▶ **Objective**
Exactly as written, quote every line that follows, skipping the images.

------------------------------------------------

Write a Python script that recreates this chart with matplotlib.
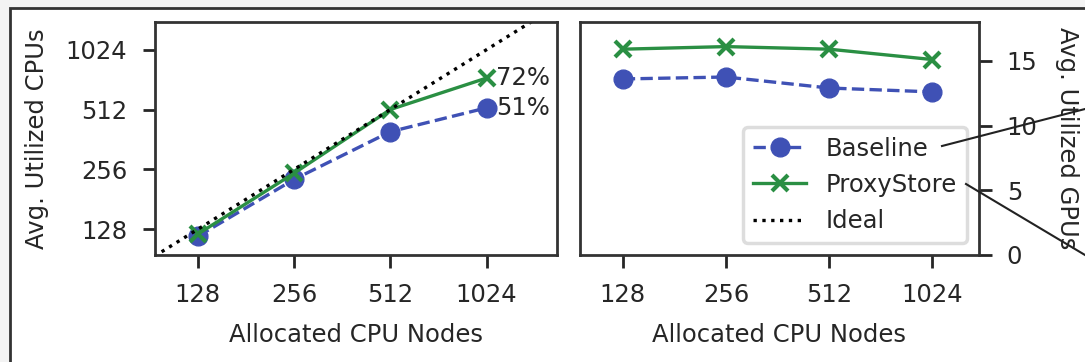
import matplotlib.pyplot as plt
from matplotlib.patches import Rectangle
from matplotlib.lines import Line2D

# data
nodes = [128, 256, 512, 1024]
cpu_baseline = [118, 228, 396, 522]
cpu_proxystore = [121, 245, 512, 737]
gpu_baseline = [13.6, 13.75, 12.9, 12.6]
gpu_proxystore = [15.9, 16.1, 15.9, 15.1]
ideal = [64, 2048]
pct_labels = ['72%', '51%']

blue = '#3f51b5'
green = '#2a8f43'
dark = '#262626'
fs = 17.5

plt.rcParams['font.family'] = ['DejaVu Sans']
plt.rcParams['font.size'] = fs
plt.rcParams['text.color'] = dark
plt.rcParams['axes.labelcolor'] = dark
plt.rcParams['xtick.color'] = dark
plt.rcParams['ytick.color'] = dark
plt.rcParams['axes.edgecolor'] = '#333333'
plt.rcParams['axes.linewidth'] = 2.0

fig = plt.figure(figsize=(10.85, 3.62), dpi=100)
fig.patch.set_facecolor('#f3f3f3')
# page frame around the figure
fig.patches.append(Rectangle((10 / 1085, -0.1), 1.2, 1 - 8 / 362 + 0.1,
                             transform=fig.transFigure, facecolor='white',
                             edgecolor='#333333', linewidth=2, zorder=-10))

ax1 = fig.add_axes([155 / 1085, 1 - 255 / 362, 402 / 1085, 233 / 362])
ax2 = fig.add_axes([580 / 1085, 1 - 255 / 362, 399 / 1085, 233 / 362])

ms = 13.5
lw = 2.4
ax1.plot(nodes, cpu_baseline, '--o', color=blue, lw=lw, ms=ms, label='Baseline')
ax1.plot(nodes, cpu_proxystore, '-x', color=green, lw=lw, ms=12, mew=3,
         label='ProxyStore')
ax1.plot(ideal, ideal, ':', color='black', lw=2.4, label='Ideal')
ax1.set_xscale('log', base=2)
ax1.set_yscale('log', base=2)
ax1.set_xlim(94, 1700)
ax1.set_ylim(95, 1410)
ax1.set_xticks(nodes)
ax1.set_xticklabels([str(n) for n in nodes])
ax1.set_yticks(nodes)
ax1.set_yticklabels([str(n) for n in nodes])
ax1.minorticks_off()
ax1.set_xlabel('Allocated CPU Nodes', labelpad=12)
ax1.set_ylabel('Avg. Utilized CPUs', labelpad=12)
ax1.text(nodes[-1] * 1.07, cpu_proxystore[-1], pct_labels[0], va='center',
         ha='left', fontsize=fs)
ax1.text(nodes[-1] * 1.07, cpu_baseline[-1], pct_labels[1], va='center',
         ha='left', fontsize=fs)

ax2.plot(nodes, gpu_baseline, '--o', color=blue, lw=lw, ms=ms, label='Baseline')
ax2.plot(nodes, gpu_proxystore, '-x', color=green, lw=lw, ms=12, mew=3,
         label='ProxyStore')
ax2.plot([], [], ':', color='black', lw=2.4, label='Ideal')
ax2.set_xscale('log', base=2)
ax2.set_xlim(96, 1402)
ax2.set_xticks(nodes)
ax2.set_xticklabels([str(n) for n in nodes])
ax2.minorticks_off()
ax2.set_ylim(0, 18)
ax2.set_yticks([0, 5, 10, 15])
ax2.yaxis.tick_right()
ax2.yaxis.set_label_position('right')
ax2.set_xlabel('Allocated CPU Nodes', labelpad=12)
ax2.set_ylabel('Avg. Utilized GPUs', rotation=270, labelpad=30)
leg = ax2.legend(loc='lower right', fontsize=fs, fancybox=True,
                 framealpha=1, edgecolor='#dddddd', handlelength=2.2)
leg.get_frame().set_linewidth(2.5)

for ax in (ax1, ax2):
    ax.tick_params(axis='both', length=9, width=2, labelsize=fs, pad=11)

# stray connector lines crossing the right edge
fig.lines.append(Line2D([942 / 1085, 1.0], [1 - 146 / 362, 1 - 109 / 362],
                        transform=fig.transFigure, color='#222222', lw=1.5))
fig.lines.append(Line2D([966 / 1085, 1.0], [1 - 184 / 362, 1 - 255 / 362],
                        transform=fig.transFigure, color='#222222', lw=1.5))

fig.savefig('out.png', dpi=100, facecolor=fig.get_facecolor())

------------------------------------------------

▶ **Answer below**
Write a Python script that recreates this chart with matplotlib.
import matplotlib.pyplot as plt
from matplotlib.patches import Rectangle
from matplotlib.lines import Line2D

# data
nodes = [128, 256, 512, 1024]
cpu_baseline = [118, 228, 396, 522]
cpu_proxystore = [121, 245, 512, 737]
gpu_baseline = [13.6, 13.75, 12.9, 12.6]
gpu_proxystore = [15.9, 16.1, 15.9, 15.1]
ideal = [64, 2048]
pct_labels = ['72%', '51%']

blue = '#3f51b5'
green = '#2a8f43'
dark = '#262626'
fs = 17.5

plt.rcParams['font.family'] = ['DejaVu Sans']
plt.rcParams['font.size'] = fs
plt.rcParams['text.color'] = dark
plt.rcParams['axes.labelcolor'] = dark
plt.rcParams['xtick.color'] = dark
plt.rcParams['ytick.color'] = dark
plt.rcParams['axes.edgecolor'] = '#333333'
plt.rcParams['axes.linewidth'] = 2.0

fig = plt.figure(figsize=(10.85, 3.62), dpi=100)
fig.patch.set_facecolor('#f3f3f3')
# page frame around the figure
fig.patches.append(Rectangle((10 / 1085, -0.1), 1.2, 1 - 8 / 362 + 0.1,
                             transform=fig.transFigure, facecolor='white',
                             edgecolor='#333333', linewidth=2, zorder=-10))

ax1 = fig.add_axes([155 / 1085, 1 - 255 / 362, 402 / 1085, 233 / 362])
ax2 = fig.add_axes([580 / 1085, 1 - 255 / 362, 399 / 1085, 233 / 362])

ms = 13.5
lw = 2.4
ax1.plot(nodes, cpu_baseline, '--o', color=blue, lw=lw, ms=ms, label='Baseline')
ax1.plot(nodes, cpu_proxystore, '-x', color=green, lw=lw, ms=12, mew=3,
         label='ProxyStore')
ax1.plot(ideal, ideal, ':', color='black', lw=2.4, label='Ideal')
ax1.set_xscale('log', base=2)
ax1.set_yscale('log', base=2)
ax1.set_xlim(94, 1700)
ax1.set_ylim(95, 1410)
ax1.set_xticks(nodes)
ax1.set_xticklabels([str(n) for n in nodes])
ax1.set_yticks(nodes)
ax1.set_yticklabels([str(n) for n in nodes])
ax1.minorticks_off()
ax1.set_xlabel('Allocated CPU Nodes', labelpad=12)
ax1.set_ylabel('Avg. Utilized CPUs', labelpad=12)
ax1.text(nodes[-1] * 1.07, cpu_proxystore[-1], pct_labels[0], va='center',
         ha='left', fontsize=fs)
ax1.text(nodes[-1] * 1.07, cpu_baseline[-1], pct_labels[1], va='center',
         ha='left', fontsize=fs)

ax2.plot(nodes, gpu_baseline, '--o', color=blue, lw=lw, ms=ms, label='Baseline')
ax2.plot(nodes, gpu_proxystore, '-x', color=green, lw=lw, ms=12, mew=3,
         label='ProxyStore')
ax2.plot([], [], ':', color='black', lw=2.4, label='Ideal')
ax2.set_xscale('log', base=2)
ax2.set_xlim(96, 1402)
ax2.set_xticks(nodes)
ax2.set_xticklabels([str(n) for n in nodes])
ax2.minorticks_off()
ax2.set_ylim(0, 18)
ax2.set_yticks([0, 5, 10, 15])
ax2.yaxis.tick_right()
ax2.yaxis.set_label_position('right')
ax2.set_xlabel('Allocated CPU Nodes', labelpad=12)
ax2.set_ylabel('Avg. Utilized GPUs', rotation=270, labelpad=30)
leg = ax2.legend(loc='lower right', fontsize=fs, fancybox=True,
                 framealpha=1, edgecolor='#dddddd', handlelength=2.2)
leg.get_frame().set_linewidth(2.5)

for ax in (ax1, ax2):
    ax.tick_params(axis='both', length=9, width=2, labelsize=fs, pad=11)

# stray connector lines crossing the right edge
fig.lines.append(Line2D([942 / 1085, 1.0], [1 - 146 / 362, 1 - 109 / 362],
                        transform=fig.transFigure, color='#222222', lw=1.5))
fig.lines.append(Line2D([966 / 1085, 1.0], [1 - 184 / 362, 1 - 255 / 362],
                        transform=fig.transFigure, color='#222222', lw=1.5))

fig.savefig('out.png', dpi=100, facecolor=fig.get_facecolor())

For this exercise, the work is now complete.